Terakadng ayat turun menerangkan peristiwa tertentu dan kondisi khusus, serta
menggariskan peranan yang harus dimainkan mereka dalam menghadapi kejadian itu,
dan memperbaiki kesalahan mereka, dengan begitu terasa keterikatan jiwa dengan
Allah sebagai Pencipta. Dari metode penerimaan yang praktis ini para sahabat
muncul sebagai generasi yang terbaik.
ketiga,
Isolasi isolasi (mufashalah) dari persepsi lama
Apabila seorang telah mengikrarkan dirinya sebagai muslim berarti ia telah
menghapus segala masa lalunya ketika jahiliyah, dan sekarang akan memulai hidup
baru yang sama sekali terpisah mutlak dari hidupnya pertama pada masa
jahiliyah; merasakan hidup yang lalu itu penuh noda dan kotoran yang hanya bisa
terhapus dengan Islam.
Dengan sikap pasrah seperti ini, ia menerima petunjuk Islam yang baru. Maka
setiap kali tidak mampu menunaikan kewajiban yang dibebaankan Islam kepadanya,
ketika itu ia merasakan bersalah dan berdosa. Akhirnya, jalan membersihkan
dirinya ialah dengan kembali kepada petunjuk Al-Qur’an. Isolasi perasaan secara
mutlak ini antara masa lalu yang jahiliyah dan masa sekarang yang Islami, jelas
terlihat dalam hubungan sosial dengan masyarakat jahiliyah yang ada di
sekitarnya dengan melepaskan samasekali hubungannya dengan lingkungan jahiliyah
dan menyatu dengan lingkungan yang Islami, sekalipun hubungan dagang dan harian
masih terjadi. Yang jelas, perubahan total terjadi dalam lingkungan, kebiasaan,
adat, wawasan, ideologi, serta pergaulan yang baru telah bertolak dari tauhid.

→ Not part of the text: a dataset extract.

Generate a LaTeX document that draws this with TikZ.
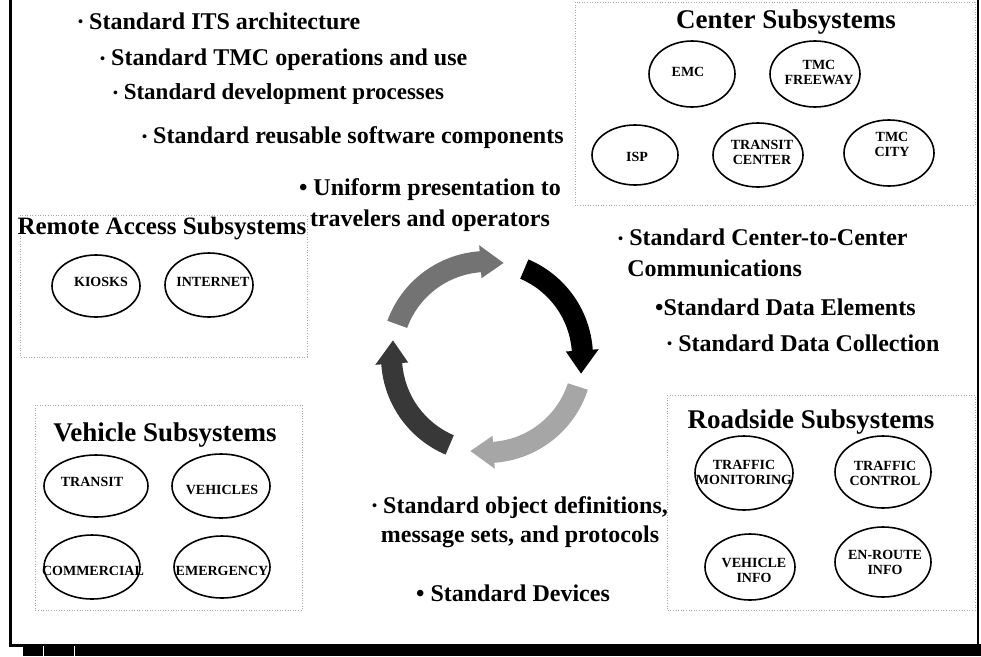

Ketiga karakteristik inilah yang tidak dimiliki oleh generasi berikutnya,
sehingga tidak bertahannya nilai-nilai ke-Islam-an yang utuh dalam persepsi dan
mata hati mereka.
Untuk mengembalikan ma’nawiyah (spirit) ber-Qur’an ini, perlu kita
membuka ruang yang luas dalam kepribadian kita dengan bekal khusus. Yaitu
pemberdayaan ruhani kita secara lebih intensif (tarbiyah ruhiyah), agar
Qur’an bisa berinteraksi lebih kuat dan mendalam dalam diri kita. Karena
Al-Qur’an berasal dari Dzat yang Maha Suci, dikirimkan melalui makhluk yang
suci, dan diberikan kepada hamba yang dipilih-Nya (ishthafaahu),
Rasulullah shalla-llahu ‘alaihi wa sallam
Wallahu ‘alam bish-shwab.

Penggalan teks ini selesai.